What the task requires =>
Write each line of the material exactly as given, from the top through the line that contains "const trendPoints = trendX.map((x, i)", and omit all pictures.

* Start Data section *

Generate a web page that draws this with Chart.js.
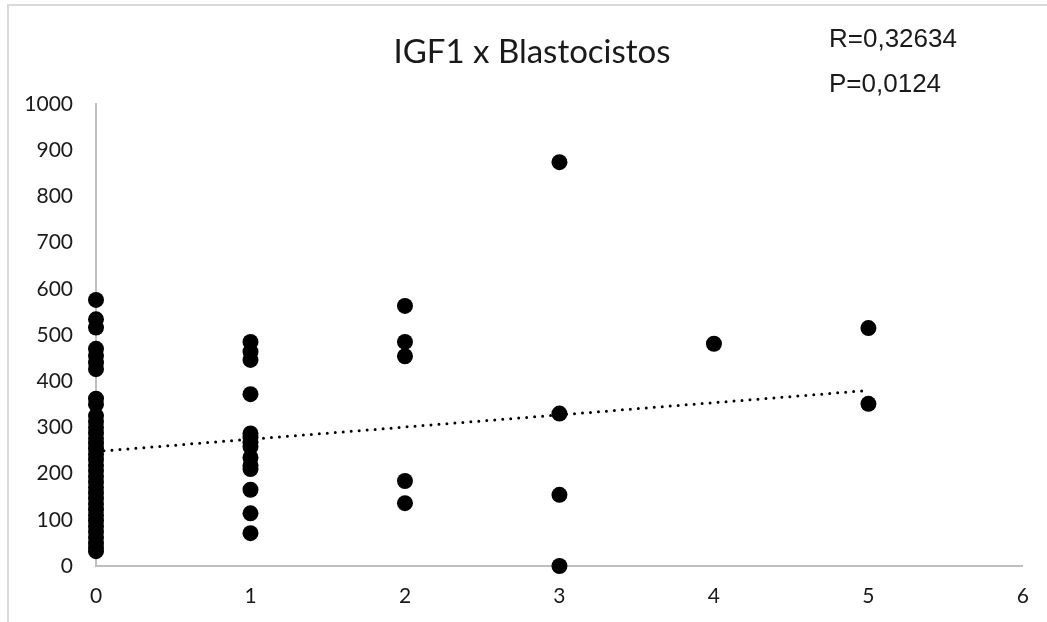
<!DOCTYPE html>
<html>
<head>
<meta charset="utf-8">
<script src="https://cdn.jsdelivr.net/npm/chart.js@4/dist/chart.umd.min.js"></script>
<style>
  html, body { margin: 0; padding: 0; background: #fff; }
  #wrap { width: 1047px; height: 622px; position: relative; }
</style>
</head>
<body>
<div id="wrap"><canvas id="igfChart" width="1047" height="622"></canvas></div>
<script>
// IGF1 values grouped by number of blastocysts
const igfZeroBlasto = [576, 534, 516, 470, 455, 440, 426, 362, 350, 325, 312, 300, 288, 276, 265, 254, 242, 230,
    218, 206, 194, 182, 170, 158, 146, 134, 122, 110, 98, 86, 74, 62, 50, 40, 32];
const igfOneBlasto = [485, 464, 446, 372, 287, 278, 268, 258, 235, 218, 210, 165, 114, 71];
const igfTwoBlasto = [563, 485, 454, 184, 136];
const igfThreeBlasto = [874, 330, 154, 0];
const igfFourBlasto = [481];
const igfFiveBlasto = [515, 351];

// dotted trendline end points
const trendX = [0, 5];
const trendY = [248, 380];

const xTicks = [0, 1, 2, 3, 4, 5, 6];
const yTicks = [0, 100, 200, 300, 400, 500, 600, 700, 800, 900, 1000];

const chartTitle = 'IGF1 x Blastocistos';
const statLines = ['R=0,32634', 'P=0,0124'];

// build the scatter points
const groups = [igfZeroBlasto, igfOneBlasto, igfTwoBlasto, igfThreeBlasto, igfFourBlasto, igfFiveBlasto];
const scatterPoints = [];
groups.forEach((vals, count) => {
    vals.forEach(v => scatterPoints.push({ x: count, y: v }));
});
const trendPoints = trendX.map((x, i) => ({ x: x, y: trendY[i] }));

// outer frame + title + R/P text
const decorPlugin = {
    id: 'decor',
    beforeDraw(chart) {
        const ctx = chart.ctx;
        ctx.save();
        ctx.strokeStyle = '#d9d9d9';
        ctx.lineWidth = 2;
        ctx.beginPath();
        ctx.moveTo(8, 622);
        ctx.lineTo(8, 5);
        ctx.lineTo(1047, 5);
        ctx.stroke();
        ctx.restore();
    },
    afterDraw(chart) {
        const ctx = chart.ctx;
        ctx.save();
        ctx.fillStyle = '#1a1a1a';
        ctx.textAlign = 'center';
        ctx.textBaseline = 'alphabetic';
        ctx.font = '33px Lato';
        ctx.fillText(chartTitle, 532, 63);

        ctx.textAlign = 'left';
        ctx.font = '26px "Liberation Sans"';
        ctx.fillText(statLines[0], 829, 47);
        ctx.fillText(statLines[1], 829, 92);
        ctx.restore();
    }
};

const tickFont = { family: 'Lato', size: 21 };

const ctx = document.getElementById('igfChart').getContext('2d');
const igfChart = new Chart(ctx, {
    type: 'scatter',
    data: {
        datasets: [{
            label: 'IGF1',
            data: scatterPoints,
            backgroundColor: '#000',
            borderWidth: 0,
            pointRadius: 8,
            clip: false,
            order: 1
        }, {
            type: 'line',
            label: 'Tendência',
            data: trendPoints,
            borderColor: '#000',
            borderWidth: 3,
            borderDash: [0, 8],
            borderCapStyle: 'round',
            pointRadius: 0,
            fill: false,
            order: 2
        }]
    },
    options: {
        responsive: false,
        animation: false,
        events: [],
        layout: {
            padding: { top: 104, right: 23, left: 0, bottom: 0 }
        },
        scales: {
            x: {
                type: 'linear',
                min: 0,
                max: 6,
                afterFit: s => { s.height = 56; },
                afterBuildTicks: s => { s.ticks = xTicks.map(v => ({ value: v })); },
                grid: { display: false, drawTicks: false },
                border: { display: true, color: '#bfbfbf', width: 2 },
                ticks: {
                    padding: 18,
                    color: '#1a1a1a',
                    font: tickFont,
                    callback: v => String(v)
                }
            },
            y: {
                min: 0,
                max: 1000,
                afterFit: s => { s.width = 96; },
                afterBuildTicks: s => { s.ticks = yTicks.map(v => ({ value: v })); },
                grid: { display: false, drawTicks: false },
                border: { display: true, color: '#bfbfbf', width: 2 },
                ticks: {
                    padding: 23,
                    color: '#1a1a1a',
                    font: tickFont,
                    callback: v => String(v)
                }
            }
        },
        plugins: {
            legend: { display: false },
            tooltip: { enabled: false },
            title: { display: false }
        }
    },
    plugins: [decorPlugin]
});
</script>
</body>
</html>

* End Data section *

Expected answer =>
Generate a web page that draws this with Chart.js.
<!DOCTYPE html>
<html>
<head>
<meta charset="utf-8">
<script src="https://cdn.jsdelivr.net/npm/chart.js@4/dist/chart.umd.min.js"></script>
<style>
  html, body { margin: 0; padding: 0; background: #fff; }
  #wrap { width: 1047px; height: 622px; position: relative; }
</style>
</head>
<body>
<div id="wrap"><canvas id="igfChart" width="1047" height="622"></canvas></div>
<script>
// IGF1 values grouped by number of blastocysts
const igfZeroBlasto = [576, 534, 516, 470, 455, 440, 426, 362, 350, 325, 312, 300, 288, 276, 265, 254, 242, 230,
    218, 206, 194, 182, 170, 158, 146, 134, 122, 110, 98, 86, 74, 62, 50, 40, 32];
const igfOneBlasto = [485, 464, 446, 372, 287, 278, 268, 258, 235, 218, 210, 165, 114, 71];
const igfTwoBlasto = [563, 485, 454, 184, 136];
const igfThreeBlasto = [874, 330, 154, 0];
const igfFourBlasto = [481];
const igfFiveBlasto = [515, 351];

// dotted trendline end points
const trendX = [0, 5];
const trendY = [248, 380];

const xTicks = [0, 1, 2, 3, 4, 5, 6];
const yTicks = [0, 100, 200, 300, 400, 500, 600, 700, 800, 900, 1000];

const chartTitle = 'IGF1 x Blastocistos';
const statLines = ['R=0,32634', 'P=0,0124'];

// build the scatter points
const groups = [igfZeroBlasto, igfOneBlasto, igfTwoBlasto, igfThreeBlasto, igfFourBlasto, igfFiveBlasto];
const scatterPoints = [];
groups.forEach((vals, count) => {
    vals.forEach(v => scatterPoints.push({ x: count, y: v }));
});
const trendPoints = trendX.map((x, i) => ({ x: x, y: trendY[i] }));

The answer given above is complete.